**DIRECTIONS**
Leave out the pictures and repeat exactly the lines between the one containing "Generate a Python" and the one containing "92.19, 91.72, 90.26]", inclusive.

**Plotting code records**
━━━

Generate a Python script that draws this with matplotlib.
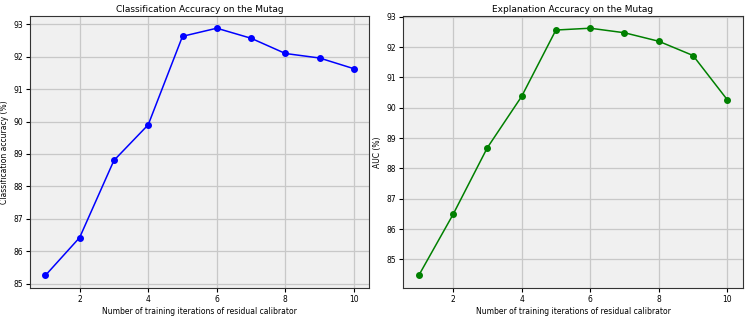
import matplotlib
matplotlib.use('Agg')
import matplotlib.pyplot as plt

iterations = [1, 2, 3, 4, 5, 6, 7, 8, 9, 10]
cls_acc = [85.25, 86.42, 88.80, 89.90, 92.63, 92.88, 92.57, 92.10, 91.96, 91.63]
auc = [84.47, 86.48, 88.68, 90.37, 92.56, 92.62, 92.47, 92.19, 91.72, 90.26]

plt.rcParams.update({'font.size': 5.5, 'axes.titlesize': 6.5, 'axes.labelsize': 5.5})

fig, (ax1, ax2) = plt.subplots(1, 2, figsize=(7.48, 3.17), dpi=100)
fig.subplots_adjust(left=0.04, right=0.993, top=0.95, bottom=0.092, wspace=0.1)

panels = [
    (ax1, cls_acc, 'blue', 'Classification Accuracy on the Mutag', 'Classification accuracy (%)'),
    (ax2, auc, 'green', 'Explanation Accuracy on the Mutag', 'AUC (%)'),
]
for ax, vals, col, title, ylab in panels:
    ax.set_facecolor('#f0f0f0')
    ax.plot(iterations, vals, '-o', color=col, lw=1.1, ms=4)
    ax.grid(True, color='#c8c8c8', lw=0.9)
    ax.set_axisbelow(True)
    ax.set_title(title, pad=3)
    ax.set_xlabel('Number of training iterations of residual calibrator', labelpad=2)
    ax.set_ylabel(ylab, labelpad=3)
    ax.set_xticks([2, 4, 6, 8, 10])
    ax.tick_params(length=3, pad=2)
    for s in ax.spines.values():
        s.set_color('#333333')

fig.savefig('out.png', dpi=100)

━━━

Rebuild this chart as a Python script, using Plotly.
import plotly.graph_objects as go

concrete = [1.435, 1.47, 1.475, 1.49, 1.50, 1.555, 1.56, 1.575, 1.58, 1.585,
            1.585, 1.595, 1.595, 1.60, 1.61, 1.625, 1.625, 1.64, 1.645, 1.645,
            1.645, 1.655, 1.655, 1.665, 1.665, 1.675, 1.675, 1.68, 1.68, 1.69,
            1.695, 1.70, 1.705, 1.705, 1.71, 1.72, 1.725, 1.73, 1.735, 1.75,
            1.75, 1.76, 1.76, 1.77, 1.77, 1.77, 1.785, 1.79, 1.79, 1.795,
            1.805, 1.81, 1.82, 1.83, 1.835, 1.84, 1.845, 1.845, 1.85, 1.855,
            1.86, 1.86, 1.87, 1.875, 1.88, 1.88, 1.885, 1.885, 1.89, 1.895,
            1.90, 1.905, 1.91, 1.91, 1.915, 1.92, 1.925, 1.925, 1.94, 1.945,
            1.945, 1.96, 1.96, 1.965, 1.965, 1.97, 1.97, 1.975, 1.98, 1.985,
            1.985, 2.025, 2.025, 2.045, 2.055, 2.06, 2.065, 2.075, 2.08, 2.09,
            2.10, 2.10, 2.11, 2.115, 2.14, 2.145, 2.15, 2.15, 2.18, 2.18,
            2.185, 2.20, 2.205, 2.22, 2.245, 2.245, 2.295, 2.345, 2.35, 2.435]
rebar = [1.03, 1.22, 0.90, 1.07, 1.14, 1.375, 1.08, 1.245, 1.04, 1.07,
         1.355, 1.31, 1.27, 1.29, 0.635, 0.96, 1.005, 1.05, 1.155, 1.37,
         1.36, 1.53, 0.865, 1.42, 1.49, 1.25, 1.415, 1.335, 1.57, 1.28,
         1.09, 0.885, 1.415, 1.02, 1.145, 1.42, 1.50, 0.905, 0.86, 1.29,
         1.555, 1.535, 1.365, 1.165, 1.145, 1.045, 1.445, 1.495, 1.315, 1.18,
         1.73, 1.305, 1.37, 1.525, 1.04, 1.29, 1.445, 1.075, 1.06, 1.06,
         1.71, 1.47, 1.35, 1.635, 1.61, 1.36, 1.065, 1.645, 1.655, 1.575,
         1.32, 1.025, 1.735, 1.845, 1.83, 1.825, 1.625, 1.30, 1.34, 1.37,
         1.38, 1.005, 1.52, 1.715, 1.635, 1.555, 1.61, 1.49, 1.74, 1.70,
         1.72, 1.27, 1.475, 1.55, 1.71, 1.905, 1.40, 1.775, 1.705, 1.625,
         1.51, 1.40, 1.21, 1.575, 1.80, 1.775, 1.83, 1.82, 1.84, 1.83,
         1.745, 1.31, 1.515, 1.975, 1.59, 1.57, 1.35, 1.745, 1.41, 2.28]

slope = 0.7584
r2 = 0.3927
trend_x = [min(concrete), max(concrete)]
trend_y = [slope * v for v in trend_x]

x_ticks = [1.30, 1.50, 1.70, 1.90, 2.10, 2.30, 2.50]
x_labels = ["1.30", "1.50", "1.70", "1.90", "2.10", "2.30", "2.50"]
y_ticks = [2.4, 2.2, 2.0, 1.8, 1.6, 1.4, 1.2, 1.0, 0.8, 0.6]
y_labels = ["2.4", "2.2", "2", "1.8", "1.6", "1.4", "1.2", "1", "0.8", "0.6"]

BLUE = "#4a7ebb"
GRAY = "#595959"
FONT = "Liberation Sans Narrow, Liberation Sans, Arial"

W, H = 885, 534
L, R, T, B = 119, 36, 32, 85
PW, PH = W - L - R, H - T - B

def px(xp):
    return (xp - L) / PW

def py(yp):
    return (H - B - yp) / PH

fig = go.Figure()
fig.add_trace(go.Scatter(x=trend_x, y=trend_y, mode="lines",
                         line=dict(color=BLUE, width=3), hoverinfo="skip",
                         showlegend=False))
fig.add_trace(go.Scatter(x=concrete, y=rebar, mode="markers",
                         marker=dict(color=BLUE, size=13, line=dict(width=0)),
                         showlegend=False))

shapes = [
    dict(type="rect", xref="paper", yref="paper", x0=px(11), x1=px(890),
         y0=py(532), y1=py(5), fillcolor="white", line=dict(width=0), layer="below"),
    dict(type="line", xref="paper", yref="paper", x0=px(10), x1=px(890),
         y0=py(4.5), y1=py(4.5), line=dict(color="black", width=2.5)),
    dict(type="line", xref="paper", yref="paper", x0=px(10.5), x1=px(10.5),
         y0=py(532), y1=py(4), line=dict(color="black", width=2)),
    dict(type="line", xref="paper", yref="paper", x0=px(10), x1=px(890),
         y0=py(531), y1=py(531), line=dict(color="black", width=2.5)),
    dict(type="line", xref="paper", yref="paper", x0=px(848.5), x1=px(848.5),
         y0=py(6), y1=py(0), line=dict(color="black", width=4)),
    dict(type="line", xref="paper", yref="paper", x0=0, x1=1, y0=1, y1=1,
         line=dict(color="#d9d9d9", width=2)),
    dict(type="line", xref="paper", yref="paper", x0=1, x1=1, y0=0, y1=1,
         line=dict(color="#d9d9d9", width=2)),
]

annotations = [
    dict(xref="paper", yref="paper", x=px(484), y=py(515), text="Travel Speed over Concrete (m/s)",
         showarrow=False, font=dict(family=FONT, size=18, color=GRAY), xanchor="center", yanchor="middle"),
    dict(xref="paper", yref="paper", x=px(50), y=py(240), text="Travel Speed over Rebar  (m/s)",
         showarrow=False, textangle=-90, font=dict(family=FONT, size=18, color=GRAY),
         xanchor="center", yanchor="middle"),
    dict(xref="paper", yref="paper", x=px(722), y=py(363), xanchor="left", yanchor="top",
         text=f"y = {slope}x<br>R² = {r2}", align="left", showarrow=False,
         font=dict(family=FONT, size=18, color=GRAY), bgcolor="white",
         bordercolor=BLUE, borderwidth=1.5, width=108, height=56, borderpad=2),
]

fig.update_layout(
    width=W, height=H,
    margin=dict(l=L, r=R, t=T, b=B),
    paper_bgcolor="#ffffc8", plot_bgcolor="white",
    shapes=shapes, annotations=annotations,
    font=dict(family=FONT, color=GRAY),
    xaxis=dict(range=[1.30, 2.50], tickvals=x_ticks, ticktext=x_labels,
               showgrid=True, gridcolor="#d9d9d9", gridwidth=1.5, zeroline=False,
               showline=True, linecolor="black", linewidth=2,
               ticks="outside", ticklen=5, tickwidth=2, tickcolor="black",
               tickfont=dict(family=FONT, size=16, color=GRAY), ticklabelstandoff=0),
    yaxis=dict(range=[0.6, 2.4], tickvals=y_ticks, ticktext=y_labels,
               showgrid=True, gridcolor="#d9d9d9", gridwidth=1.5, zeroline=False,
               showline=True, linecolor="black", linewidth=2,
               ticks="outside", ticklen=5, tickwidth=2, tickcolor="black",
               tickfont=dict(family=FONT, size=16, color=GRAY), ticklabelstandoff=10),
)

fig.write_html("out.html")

━━━

**THE RESPONSE**
Generate a Python script that draws this with matplotlib.
import matplotlib
matplotlib.use('Agg')
import matplotlib.pyplot as plt

iterations = [1, 2, 3, 4, 5, 6, 7, 8, 9, 10]
cls_acc = [85.25, 86.42, 88.80, 89.90, 92.63, 92.88, 92.57, 92.10, 91.96, 91.63]
auc = [84.47, 86.48, 88.68, 90.37, 92.56, 92.62, 92.47, 92.19, 91.72, 90.26]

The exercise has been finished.